Breaking Down The XRP Ledger Protocol: Consensus (Part 1)

The XRP ledger is the underlying peer-to-peer network that provides a globally distributed ledger that gives applications authoritative information about the state of its contents. Some of this information includes the balances between accounts, the settings for each account, time stamps and transaction costs.

The XRP ledger consists of many distributed servers that process transactions known as nodes. Transactions on the network are sent to the nodes from applications such as mobile wallets, electronic trading platforms, financial institution gateways and web wallets.

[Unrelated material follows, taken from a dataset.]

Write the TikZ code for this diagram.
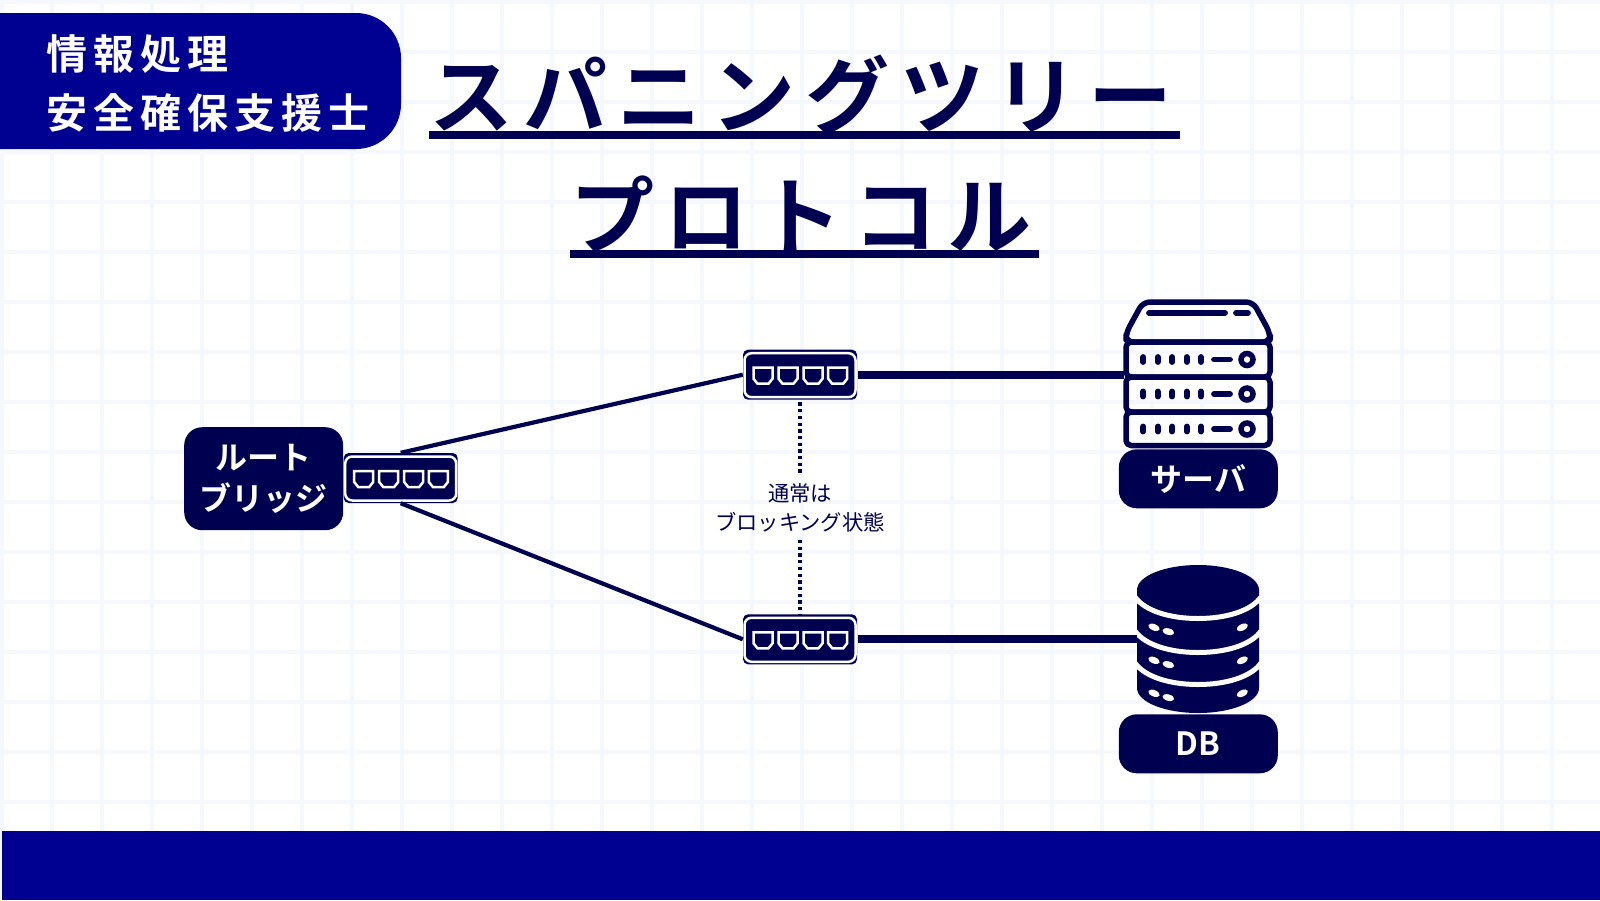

There are two types of nodes; tracking nodes and validating nodes. Tracking nodes distribute transactions while validating nodes perform the same function but also advance the ledger sequence. Once a user submits a transaction to the network, the tracking nodes relay the transaction to its peers. This allows the transactions, henceforth referred to as a candidate to propagate through the entire network. Each candidate transaction should interact with all the nodes in the network, but this doesn’t always happen. Sometimes, the time taken by a candidate to propagate the network impedes this ideal situation. This necessitates a process which ensures uniformity of processed transactions and validated ledgers across the network; the consensus process.

Consensus is a process by which validating nodes in the network agree on a specific set of the candidate transactions that should be considered and subsequently added to the next ledger. It starts with the sharing of information between the nodes where they propose the candidates. The proposals keep coming until a supermajority of peers agree on the same set of candidate transactions. In the first round, at least 50% of the peers must agree on any proposed set of candidates and this keeps rising as the sets are streamlined. In the end, the set of candidates that finally makes the cut garners at least 80% of the peers, although the number is not definite and can change.

Each node in the network has its chosen validators; a specific set of peers which when taken collectively as a group are trusted not to collude and defraud the node in question. While the validators don’t necessarily have to be trustworthy individually, together they must be trustable not to collude and ‘cheat’ the system.

The consensus process only takes the agreed upon subset of candidate transactions to be added to the next ledger. Any transaction that is not agreed upon and picked in the first round of consensus moves on to the next round. In most cases, a transaction succeeds in the second round having failed the first. However, there are rare cases when a transaction fails indefinitely. This is usually as a result of an increase in the fees charged which goes above the fees outlined in the transaction. In this case, this transaction expires after a reasonable amount of time passes so that the executor can be aware that his transaction was unsuccessful. The amount of time a transaction takes to expire is known as the last ledger sequence and it is set by the executing application such as a mobile wallet.